Records with drawing code
----

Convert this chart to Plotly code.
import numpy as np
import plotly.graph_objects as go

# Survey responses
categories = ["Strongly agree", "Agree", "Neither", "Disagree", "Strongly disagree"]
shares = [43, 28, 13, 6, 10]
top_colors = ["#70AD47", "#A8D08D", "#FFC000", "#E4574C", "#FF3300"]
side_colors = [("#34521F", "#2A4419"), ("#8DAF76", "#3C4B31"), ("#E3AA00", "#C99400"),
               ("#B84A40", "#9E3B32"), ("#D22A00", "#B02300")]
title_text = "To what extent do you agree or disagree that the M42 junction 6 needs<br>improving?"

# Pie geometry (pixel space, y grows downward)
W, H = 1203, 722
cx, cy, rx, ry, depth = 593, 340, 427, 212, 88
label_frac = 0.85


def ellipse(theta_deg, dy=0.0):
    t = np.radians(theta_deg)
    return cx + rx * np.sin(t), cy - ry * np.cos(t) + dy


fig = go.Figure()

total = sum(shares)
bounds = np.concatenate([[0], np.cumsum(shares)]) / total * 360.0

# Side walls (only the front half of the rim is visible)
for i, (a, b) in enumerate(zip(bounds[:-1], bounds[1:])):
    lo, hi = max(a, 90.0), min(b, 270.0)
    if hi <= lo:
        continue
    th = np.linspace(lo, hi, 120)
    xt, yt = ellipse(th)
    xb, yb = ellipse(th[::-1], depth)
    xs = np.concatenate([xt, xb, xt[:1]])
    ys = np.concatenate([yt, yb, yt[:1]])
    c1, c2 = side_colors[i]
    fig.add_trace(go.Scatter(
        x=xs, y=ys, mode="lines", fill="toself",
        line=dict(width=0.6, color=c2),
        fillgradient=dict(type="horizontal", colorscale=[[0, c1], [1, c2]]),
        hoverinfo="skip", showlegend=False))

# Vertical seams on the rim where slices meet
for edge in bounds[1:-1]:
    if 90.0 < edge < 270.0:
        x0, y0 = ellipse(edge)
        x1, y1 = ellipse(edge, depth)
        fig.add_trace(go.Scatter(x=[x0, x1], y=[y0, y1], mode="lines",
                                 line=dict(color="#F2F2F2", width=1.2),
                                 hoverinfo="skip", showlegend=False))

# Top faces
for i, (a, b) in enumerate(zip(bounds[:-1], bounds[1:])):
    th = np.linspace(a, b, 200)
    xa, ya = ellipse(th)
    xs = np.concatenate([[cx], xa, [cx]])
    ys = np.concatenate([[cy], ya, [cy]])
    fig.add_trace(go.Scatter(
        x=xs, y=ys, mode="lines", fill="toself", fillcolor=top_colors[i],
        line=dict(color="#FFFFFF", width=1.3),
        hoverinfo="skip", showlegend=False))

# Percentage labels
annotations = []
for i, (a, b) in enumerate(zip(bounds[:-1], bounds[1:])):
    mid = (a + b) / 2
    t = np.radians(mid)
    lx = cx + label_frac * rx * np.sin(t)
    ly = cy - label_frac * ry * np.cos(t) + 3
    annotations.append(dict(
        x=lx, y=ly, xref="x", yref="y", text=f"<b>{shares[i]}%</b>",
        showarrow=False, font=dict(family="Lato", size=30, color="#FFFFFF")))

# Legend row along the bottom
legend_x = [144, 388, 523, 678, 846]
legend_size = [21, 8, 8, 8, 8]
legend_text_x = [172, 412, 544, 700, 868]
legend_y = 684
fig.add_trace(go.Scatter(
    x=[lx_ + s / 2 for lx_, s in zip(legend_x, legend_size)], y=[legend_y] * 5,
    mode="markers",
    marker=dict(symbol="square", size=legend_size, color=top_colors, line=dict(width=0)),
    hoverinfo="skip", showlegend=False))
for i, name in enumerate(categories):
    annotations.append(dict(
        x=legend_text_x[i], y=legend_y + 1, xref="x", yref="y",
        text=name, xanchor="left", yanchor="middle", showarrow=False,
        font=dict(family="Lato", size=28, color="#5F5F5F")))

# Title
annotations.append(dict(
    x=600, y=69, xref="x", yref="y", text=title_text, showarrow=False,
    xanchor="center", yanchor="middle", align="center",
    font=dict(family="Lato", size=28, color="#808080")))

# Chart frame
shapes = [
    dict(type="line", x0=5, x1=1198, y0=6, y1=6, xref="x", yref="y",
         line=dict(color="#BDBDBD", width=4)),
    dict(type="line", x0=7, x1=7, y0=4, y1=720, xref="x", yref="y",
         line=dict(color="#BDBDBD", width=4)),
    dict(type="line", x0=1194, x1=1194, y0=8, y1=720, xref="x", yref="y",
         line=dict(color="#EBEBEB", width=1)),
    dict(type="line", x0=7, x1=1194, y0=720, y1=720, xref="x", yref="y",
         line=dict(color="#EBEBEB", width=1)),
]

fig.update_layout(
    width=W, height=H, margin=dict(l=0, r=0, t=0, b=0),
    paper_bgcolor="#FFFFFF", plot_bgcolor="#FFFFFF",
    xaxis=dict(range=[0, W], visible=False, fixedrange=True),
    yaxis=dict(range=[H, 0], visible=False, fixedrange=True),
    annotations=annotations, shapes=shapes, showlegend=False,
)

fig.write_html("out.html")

----

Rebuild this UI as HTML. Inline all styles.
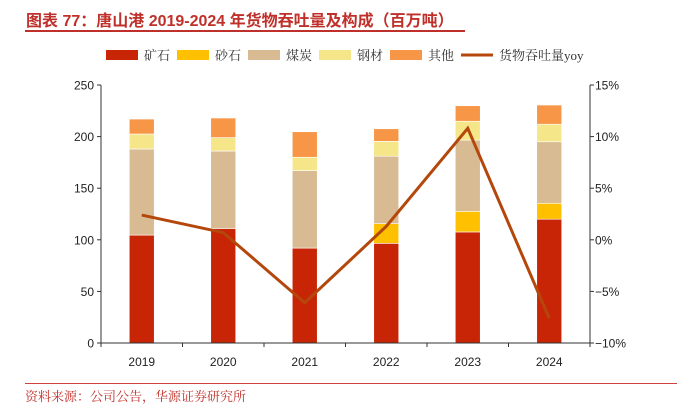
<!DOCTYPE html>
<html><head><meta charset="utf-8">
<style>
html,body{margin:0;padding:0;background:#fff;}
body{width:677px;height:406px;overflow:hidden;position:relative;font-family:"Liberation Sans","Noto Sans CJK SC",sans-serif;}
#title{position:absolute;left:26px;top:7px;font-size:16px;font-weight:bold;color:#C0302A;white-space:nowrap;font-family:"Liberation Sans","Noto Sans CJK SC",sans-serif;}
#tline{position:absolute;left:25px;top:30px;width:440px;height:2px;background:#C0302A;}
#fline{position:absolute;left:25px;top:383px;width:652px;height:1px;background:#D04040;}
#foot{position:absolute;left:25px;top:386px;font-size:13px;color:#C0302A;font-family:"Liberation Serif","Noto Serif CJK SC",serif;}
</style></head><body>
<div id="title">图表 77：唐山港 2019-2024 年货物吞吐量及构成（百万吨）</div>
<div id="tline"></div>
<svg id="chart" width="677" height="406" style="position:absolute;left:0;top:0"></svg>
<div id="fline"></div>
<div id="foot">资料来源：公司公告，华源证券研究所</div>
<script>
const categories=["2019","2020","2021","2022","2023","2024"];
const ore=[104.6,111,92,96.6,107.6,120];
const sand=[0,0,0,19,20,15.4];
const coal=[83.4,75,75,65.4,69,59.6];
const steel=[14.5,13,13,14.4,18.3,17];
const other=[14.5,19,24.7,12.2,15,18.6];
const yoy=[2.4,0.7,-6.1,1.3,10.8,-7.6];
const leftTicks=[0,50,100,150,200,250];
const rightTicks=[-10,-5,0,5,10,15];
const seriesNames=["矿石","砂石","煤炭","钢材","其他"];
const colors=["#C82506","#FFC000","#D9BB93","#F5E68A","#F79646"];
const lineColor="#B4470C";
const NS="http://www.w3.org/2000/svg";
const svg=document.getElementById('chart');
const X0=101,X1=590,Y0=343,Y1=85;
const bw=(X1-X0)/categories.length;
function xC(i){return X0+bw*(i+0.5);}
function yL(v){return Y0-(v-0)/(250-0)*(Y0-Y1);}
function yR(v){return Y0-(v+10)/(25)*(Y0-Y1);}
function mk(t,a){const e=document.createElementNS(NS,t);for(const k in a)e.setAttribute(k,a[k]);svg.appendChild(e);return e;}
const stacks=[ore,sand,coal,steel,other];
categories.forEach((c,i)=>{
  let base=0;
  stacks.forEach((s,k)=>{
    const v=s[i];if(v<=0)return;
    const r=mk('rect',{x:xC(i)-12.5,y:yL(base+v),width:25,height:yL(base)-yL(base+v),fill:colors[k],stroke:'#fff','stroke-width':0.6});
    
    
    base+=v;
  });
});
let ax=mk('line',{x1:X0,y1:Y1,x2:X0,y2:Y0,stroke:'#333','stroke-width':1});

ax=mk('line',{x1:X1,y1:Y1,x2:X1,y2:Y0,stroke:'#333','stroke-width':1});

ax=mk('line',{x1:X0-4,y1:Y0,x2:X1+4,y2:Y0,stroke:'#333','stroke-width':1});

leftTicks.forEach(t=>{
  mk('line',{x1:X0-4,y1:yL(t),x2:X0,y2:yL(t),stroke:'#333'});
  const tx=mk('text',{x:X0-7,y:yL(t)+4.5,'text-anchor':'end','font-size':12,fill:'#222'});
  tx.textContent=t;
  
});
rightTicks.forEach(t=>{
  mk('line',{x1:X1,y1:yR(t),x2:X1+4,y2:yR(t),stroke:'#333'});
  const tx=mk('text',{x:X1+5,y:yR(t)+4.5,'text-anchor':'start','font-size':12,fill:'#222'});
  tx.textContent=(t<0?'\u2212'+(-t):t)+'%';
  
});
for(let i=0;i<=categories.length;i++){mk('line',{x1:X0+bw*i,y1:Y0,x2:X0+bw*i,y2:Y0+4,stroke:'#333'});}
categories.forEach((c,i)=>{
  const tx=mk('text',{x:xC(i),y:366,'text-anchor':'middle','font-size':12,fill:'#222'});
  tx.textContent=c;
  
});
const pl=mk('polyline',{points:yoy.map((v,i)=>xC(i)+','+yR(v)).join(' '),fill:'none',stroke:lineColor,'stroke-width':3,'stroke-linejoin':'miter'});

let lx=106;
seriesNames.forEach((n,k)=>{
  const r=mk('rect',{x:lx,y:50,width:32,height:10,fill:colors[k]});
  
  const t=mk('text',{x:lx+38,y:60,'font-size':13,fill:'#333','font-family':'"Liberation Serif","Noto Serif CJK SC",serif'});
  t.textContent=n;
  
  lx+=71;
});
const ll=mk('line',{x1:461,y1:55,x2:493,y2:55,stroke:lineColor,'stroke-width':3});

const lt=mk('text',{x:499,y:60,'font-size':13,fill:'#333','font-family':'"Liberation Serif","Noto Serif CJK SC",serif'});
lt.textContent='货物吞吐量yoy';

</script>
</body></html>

----

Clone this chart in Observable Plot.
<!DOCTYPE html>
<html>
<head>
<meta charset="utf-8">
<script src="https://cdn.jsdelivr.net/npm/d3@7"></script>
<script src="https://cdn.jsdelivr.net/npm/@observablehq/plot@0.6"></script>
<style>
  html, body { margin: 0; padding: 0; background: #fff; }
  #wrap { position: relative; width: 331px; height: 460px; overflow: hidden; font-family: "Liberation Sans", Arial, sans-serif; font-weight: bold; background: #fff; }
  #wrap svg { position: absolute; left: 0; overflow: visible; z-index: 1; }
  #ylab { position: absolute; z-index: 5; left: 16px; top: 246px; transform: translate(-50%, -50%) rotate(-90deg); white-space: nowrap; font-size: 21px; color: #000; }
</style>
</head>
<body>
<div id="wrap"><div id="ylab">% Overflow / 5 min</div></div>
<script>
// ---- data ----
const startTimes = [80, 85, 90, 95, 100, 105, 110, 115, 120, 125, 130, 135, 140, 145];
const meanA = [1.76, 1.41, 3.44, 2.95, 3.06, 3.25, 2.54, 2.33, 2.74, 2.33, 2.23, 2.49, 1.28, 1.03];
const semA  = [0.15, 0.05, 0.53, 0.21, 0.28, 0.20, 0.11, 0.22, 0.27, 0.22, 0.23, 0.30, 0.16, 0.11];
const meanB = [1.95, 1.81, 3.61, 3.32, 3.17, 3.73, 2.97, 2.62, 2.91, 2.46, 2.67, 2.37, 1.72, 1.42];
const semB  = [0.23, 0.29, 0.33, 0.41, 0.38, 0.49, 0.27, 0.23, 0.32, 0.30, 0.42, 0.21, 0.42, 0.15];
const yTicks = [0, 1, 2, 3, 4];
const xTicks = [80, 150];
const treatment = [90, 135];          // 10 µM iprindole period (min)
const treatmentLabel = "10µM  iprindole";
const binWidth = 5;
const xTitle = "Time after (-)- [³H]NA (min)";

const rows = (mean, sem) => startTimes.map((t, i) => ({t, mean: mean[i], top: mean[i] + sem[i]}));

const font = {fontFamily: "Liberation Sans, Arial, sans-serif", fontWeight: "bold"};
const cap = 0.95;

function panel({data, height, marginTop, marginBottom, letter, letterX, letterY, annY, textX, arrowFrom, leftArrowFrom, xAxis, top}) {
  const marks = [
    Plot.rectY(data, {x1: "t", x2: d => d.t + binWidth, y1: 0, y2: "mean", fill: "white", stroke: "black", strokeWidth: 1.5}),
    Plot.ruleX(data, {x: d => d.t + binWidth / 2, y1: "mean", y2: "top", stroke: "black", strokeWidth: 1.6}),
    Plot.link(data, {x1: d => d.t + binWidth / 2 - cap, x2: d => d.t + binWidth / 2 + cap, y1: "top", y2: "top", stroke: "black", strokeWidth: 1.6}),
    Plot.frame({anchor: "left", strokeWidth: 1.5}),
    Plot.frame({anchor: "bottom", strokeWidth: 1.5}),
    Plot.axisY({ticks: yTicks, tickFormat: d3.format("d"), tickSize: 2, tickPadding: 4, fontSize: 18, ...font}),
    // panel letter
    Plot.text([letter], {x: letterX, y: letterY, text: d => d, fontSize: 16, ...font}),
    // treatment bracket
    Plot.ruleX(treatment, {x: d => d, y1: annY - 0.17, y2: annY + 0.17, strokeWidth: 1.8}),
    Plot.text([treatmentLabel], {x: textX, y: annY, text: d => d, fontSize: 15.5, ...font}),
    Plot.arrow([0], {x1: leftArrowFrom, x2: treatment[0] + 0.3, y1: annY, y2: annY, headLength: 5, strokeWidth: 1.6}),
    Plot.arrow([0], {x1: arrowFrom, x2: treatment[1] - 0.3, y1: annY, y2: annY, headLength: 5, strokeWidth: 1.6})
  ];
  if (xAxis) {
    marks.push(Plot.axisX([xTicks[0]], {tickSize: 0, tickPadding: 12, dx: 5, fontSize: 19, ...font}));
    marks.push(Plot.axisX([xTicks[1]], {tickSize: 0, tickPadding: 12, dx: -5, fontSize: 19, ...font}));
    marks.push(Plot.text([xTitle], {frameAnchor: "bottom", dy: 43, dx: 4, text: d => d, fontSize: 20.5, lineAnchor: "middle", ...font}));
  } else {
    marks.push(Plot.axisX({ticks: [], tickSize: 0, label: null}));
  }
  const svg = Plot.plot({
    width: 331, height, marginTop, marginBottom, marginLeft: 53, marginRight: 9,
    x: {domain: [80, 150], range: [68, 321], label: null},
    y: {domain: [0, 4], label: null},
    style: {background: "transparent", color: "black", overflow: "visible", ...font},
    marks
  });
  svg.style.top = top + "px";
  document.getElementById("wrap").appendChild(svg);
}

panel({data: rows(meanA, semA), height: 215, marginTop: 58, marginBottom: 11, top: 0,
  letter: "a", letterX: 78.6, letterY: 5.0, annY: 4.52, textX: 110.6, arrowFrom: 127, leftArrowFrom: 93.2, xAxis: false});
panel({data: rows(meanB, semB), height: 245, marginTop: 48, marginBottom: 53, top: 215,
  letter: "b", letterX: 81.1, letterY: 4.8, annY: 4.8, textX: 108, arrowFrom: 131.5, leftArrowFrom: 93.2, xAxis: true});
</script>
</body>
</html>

----

Problem details: Which lines in the listing above hold the word "this"? Show each of them.

Worked answer:
Convert this chart to Plotly code.
Rebuild this UI as HTML. Inline all styles.
Clone this chart in Observable Plot.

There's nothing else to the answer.